Mecz w wykonaniu jeleniogórzanek mógł się podobać, bo zagrały z zębem, właściwą dla nich kiedyś sportową złością i pokazały charakter, bo można było się załamać, gdy po paru minutach przegrywały z rywalkami 0:4.
Potem wzięły się do roboty i zasłużenie wygrały to spotkanie.
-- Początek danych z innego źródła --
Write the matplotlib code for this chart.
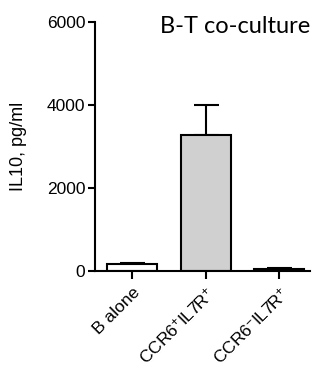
import numpy as np
import matplotlib
matplotlib.use('Agg')
import matplotlib.pyplot as plt

plt.rcParams['font.family'] = ['Liberation Sans', 'DejaVu Sans']
plt.rcParams['mathtext.fontset'] = 'custom'
plt.rcParams['mathtext.rm'] = 'Liberation Sans'
plt.rcParams['mathtext.default'] = 'rm'

names = ["B alone", "CCR6$^{+}$IL7R$^{+}$", "CCR6$^{-}$IL7R$^{+}$"]
means = [170, 3280, 55]
errs = [25, 720, 20]
colors = ['white', '#d0d0d0', 'white']

fig = plt.figure(figsize=(3.2, 3.69), dpi=100)
ax = fig.add_axes([0.297, 0.2656, 0.672, 0.675])

index = np.arange(len(means))
ax.bar(index, means, width=0.68, color=colors, edgecolor='black', linewidth=1.5, zorder=2)
ax.errorbar(index, means, yerr=[np.zeros(len(errs)), errs], fmt='none', ecolor='black',
            elinewidth=1.5, capsize=9, capthick=1.5, zorder=1)

ax.set_xlim(-0.503, 2.42)
ax.set_ylim(0, 6000)
ax.set_yticks([0, 2000, 4000, 6000])
ax.set_xticks(index)
ax.set_xticklabels(names, rotation=45, ha='right', rotation_mode='anchor', fontsize=12.5)
ax.tick_params(axis='both', width=1.5, length=5, labelsize=12.5, pad=2)
ax.tick_params(axis='x', length=6, pad=4)
for s in ['top', 'right']:
    ax.spines[s].set_visible(False)
for s in ['left', 'bottom']:
    ax.spines[s].set_linewidth(1.5)

ax.set_ylabel('IL10, pg/ml', fontsize=13, va='center')
ax.yaxis.set_label_coords(-0.358, 0.5)
fig.text(0.5, 0.91, 'B-T co-culture', fontsize=17, family=['Lato', 'DejaVu Sans'])

fig.savefig('out.png', dpi=100)
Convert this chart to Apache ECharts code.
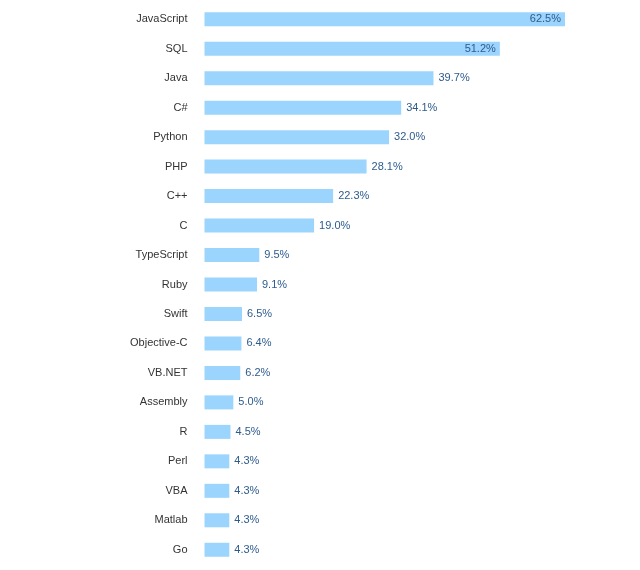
<!DOCTYPE html>
<html>
<head>
<meta charset="utf-8">
<script src="https://cdn.jsdelivr.net/npm/echarts@6/dist/echarts.min.js"></script>
<style>
  html, body { margin: 0; padding: 0; background: #fff; }
  #chart { width: 640px; height: 570px; }
</style>
</head>
<body>
<div id="chart"></div>
<script>
// languages, top to bottom
const languages = ['JavaScript', 'SQL', 'Java', 'C#', 'Python', 'PHP', 'C++', 'C',
  'TypeScript', 'Ruby', 'Swift', 'Objective-C', 'VB.NET', 'Assembly', 'R', 'Perl',
  'VBA', 'Matlab', 'Go'];
const shares = [62.5, 51.2, 39.7, 34.1, 32.0, 28.1, 22.3, 19.0, 9.5, 9.1, 6.5, 6.4,
  6.2, 5.0, 4.5, 4.3, 4.3, 4.3, 4.3];
// these two have their label drawn inside the bar
const insideLabels = ['JavaScript', 'SQL'];

const chart = echarts.init(document.getElementById('chart'), null, { renderer: 'canvas' });

const data = shares.map((v, i) => ({
  value: v,
  label: insideLabels.includes(languages[i]) ? { position: 'insideRight', distance: 4 } : {}
}));

chart.setOption({
  animation: false,
  grid: { left: 204.5, right: 75, top: 4.5, bottom: 5.5 },
  xAxis: {
    type: 'value',
    min: 0,
    max: 62.5,
    show: false
  },
  yAxis: {
    type: 'category',
    inverse: true,
    data: languages,
    axisLine: { show: false },
    axisTick: { show: false },
    axisLabel: {
      margin: 17,
      color: '#333',
      fontFamily: 'Liberation Sans',
      fontSize: 11
    }
  },
  series: [{
    type: 'bar',
    data: data,
    barWidth: 14,
    itemStyle: { color: '#9bd4fd' },
    label: {
      show: true,
      position: 'right',
      distance: 5,
      color: '#2d5b8e',
      fontFamily: 'Liberation Sans',
      fontSize: 11,
      formatter: p => p.value.toFixed(1) + '%'
    }
  }]
});
</script>
</body>
</html>
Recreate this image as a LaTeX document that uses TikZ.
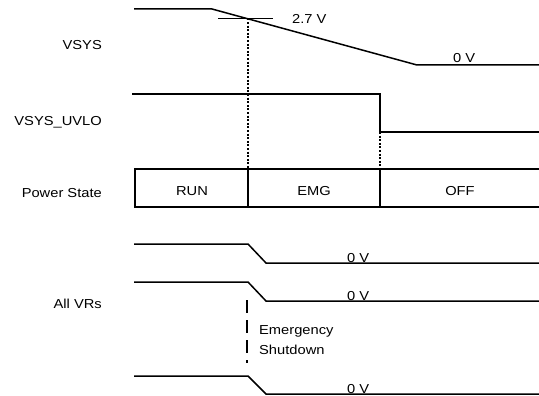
\documentclass[tikz,border=0pt]{standalone}
\usepackage{fontspec}
\setmainfont{Liberation Sans}[FakeStretch=1.13]
\begin{document}
\begin{tikzpicture}[x=1pt,y=-1pt,
  wave/.style={line width=1.5pt, line join=miter},
  dotline/.style={line width=1.5pt, dash pattern=on 2pt off 1.6pt},
  dashline/.style={line width=1.5pt, dash pattern=on 13pt off 7pt},
  lbl/.style={font=\fontsize{13}{15}\selectfont, inner sep=0pt}]
\useasboundingbox (0,0) rectangle (539,396);
% left labels
\node[lbl, anchor=base east] (lvsys) at (102,50) {VSYS};
\node[lbl, anchor=base east] (luvlo) at (102,126) {VSYS\_UVLO};
\node[lbl, anchor=base east] (lps) at (102,197) {Power State};
\node[lbl, anchor=base east] (lvr) at (102,308) {All VRs};
% VSYS
\coordinate (vs0) at (134,9);
\coordinate (vs1) at (212,9);
\coordinate (vs2) at (417,65);
\coordinate (vs3) at (539,65);
\draw[wave] (vs0) -- (vs1) -- (vs2) -- (vs3);
\coordinate (tk0) at (218,18.5);
\coordinate (tk1) at (273,18.5);
\draw[wave] (tk0) -- (tk1);
\node[lbl, anchor=base west] (v27) at (292,24) {2.7 V};
\node[lbl, anchor=base west] (v0a) at (453,63) {0 V};
% UVLO
\coordinate (u0) at (132,94);
\coordinate (u1) at (380,94);
\coordinate (u2) at (380,132);
\coordinate (u3) at (539,132);
\draw[wave] (u0) -- (u1) -- (u2) -- (u3);
% Power state box
\coordinate (b0) at (135,169);
\coordinate (b1) at (135,207);
\coordinate (d1t) at (248,169);
\coordinate (d1b) at (248,207);
\coordinate (d2t) at (380,169);
\coordinate (d2b) at (380,207);
\draw[wave] (539,169) -- (b0) -- (b1) -- (539,207);
\draw[wave] (d1t) -- (d1b);
\draw[wave] (d2t) -- (d2b);
\node[lbl, anchor=base] (run) at (192,195) {RUN};
\node[lbl, anchor=base] (emg) at (314,195) {EMG};
\node[lbl, anchor=base] (off) at (460,195) {OFF};
% dotted markers
\draw[dotline] (248,18.5) -- (d1t);
\draw[dotline] (u2) -- (d2t);
% VRs
\foreach \hy/\ly/\nm in {244/263/a, 282/301/b, 376/394/c}{
  \draw[wave] (134,\hy) -- (248,\hy) -- (266,\ly) -- (539,\ly);
}
\node[lbl, anchor=base west] (v0b) at (347,262) {0 V};
\node[lbl, anchor=base west] (v0c) at (347,300) {0 V};
\node[lbl, anchor=base west] (v0d) at (347,393) {0 V};
\coordinate (es0) at (247,300);
\coordinate (es1) at (247,363);
\draw[dashline] (es0) -- (es1);
\node[lbl, anchor=base west] (em1) at (259,334) {Emergency};
\node[lbl, anchor=base west] (em2) at (259,354) {Shutdown};
\end{tikzpicture}
\end{document}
Zaznaczyć trzeba, że wszystkie dziewczyny zagrały na pełnych obrotach, a Agnieszka Szalek w bramce otrzymała za swoje udane interwencje najlepszą nagrodę od kibiców, którzy kilka razy skandowali okrzyk: mamy nareszcie bramkarkę!
CARLOS ASTOL JELENIA GÓRA - DABLEX AZS AWFiS GDAŃSK 34:29 (17:15)
CARLOS ASTOL: Szalek, Baranowska - Gęga 14, Fursewicz 6, Stochaj 4, Latyszewska 3, Oreszczuk 3, Kaczyńska 2, Dąbrowska 1, Kobzar 1, Pylypiuk i Kocela.
DABLEX: Mikszto, Brzezińska - Kowalewska 9, Knoroz 7, Szwed 6, Mielczewska 5, Sawicka 1, Koniuszaniec 1, Taczyńska, Kordunowska.